On the other hand, this is their business, and if there is not confidence in the ability to write Java systems that are secure, then there is no incentive to use Java.

WT: What are some of the research areas that could bear fruit in the three- to five-year horizon?

A: In my view of the world, the three- to five-year time frame is really advanced development. Here

you find all the issues associated with the ability

to successfully deploy cryptography in networks. There is debate in Washington about public policy vis-?-vis cryptography. One of the committee findings was that cryptography is critical for protecting networks. Yet, in addition to whatever political impediments there are, there are some technological impediments.

We do not know how to build and manage a large key infrastructure. We do not really know how to get things to interoperate, given that they are communicating over encrypted channels. We do not know how to manage routing and quality of service when you cannot even look into the headers of the messages.

Cryptography and deployment of cryptographic infrastructures are areas where work is needed urgently, and it has a relatively shorter time frame. The other shorter-term item concerns quality of service issues. That really harks back to getting cooperation among mutually distrusting entities, sorting out the way the routing protocols work, say in the Internet. They are simple. They are elegant. But they do not guarantee certain things that one would expect to have if you are going to build a critical infrastructure on top of the system.

WT: How about the research agenda in the longer term, in the 10-year horizon?

A: That would cover the area of what security is going to look like, about moving vulnerabilities around. In the report, we discuss a new approach to security based on the use of languages. In the old days, people felt security had to be done in the operating system. That way it could be in a piece of code that was well-understood. Everything would pass through that piece of code in terms of execution. In the 20 years since that was articulated, we learned a lot about how to analyze programs.

We now can implement all kinds of security policies by looking at the program before we run it. There is this new field growing, called language-based security, where programming language techniques are being brought to bear on the security issues. As a community, we only realized it existed a year or so ago. It is fairly new, so it is speculative whether it is going to work out.

But there are a lot of very interesting results on what you can do by doing language style analysis on programs as a way of getting security, especially the kinds of efficiency and the kinds of fine-grain control you can exert if you are analyzing a program, as opposed to doing things at the level of operating systems abstraction.

In an operating system, you can worry about files and executing programs. Within a program, you can worry about accessing a particular variable and doing the right thing to it.

WT: Does commercial, off-the-shelf (COTS) technology come into the security picture?

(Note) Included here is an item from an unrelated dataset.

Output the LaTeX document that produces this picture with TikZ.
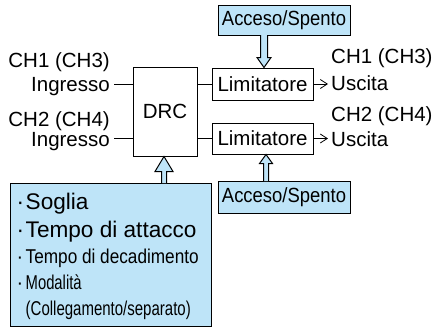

A: There is this whole question about what to do with COTS. The COTS world is not going to change. We need to understand how to build a system where some of the internals of the components are not known, where you do not even know the process used in constructing them. You may not have a good specification for a component, because COTS producers often expect users to discover features as a way of learning their system rather than writing extensive documentation.

WT: What about plug-ins and add-ons?

A: This is what we refer to as mobile or foreign code. This is new and growing, and some of the language-based security has its best application in that setting. In fact, it has grown up in response to those problems.

This raises the whole question of how you build a system and convince yourself it is going to be secure, even though you do not know what the system will look like a year from now. And that is because somebody will have added plug-ins in the field. There is considerable incentive for system manufacturers to build systems that are extensible. They maintain their market presence, and they keep their customers locked in. You provide a way to add that functionality, functionality that might not have existed at the time you wrote the system.

There is a commercial reason for people to deploy extensible systems. Yet we do not know how to design them in a way that you could protect them from errant extensions.

WT: We use the term critical infrastructures to refer to energy distribution, transportation, communication and finance. Is that the extent of it?

A: It is not clear what the definition of a critical infrastructure is. Who would have thought that a Web browser would be part of a critical infrastructure? Yet, since everybody knows how to interact with the Web, it is the obvious user interface for a system you are building.

What is happening is components are being deployed in contexts they were never intended for. And the manufacturer may write a disclaimer, such as, "not to be used in life-critical situations," but that does not prevent that engineer somewhere, who has to get his job done, from actually using it. Where things become critical is not cut and dried. It is part of the current national dialogue.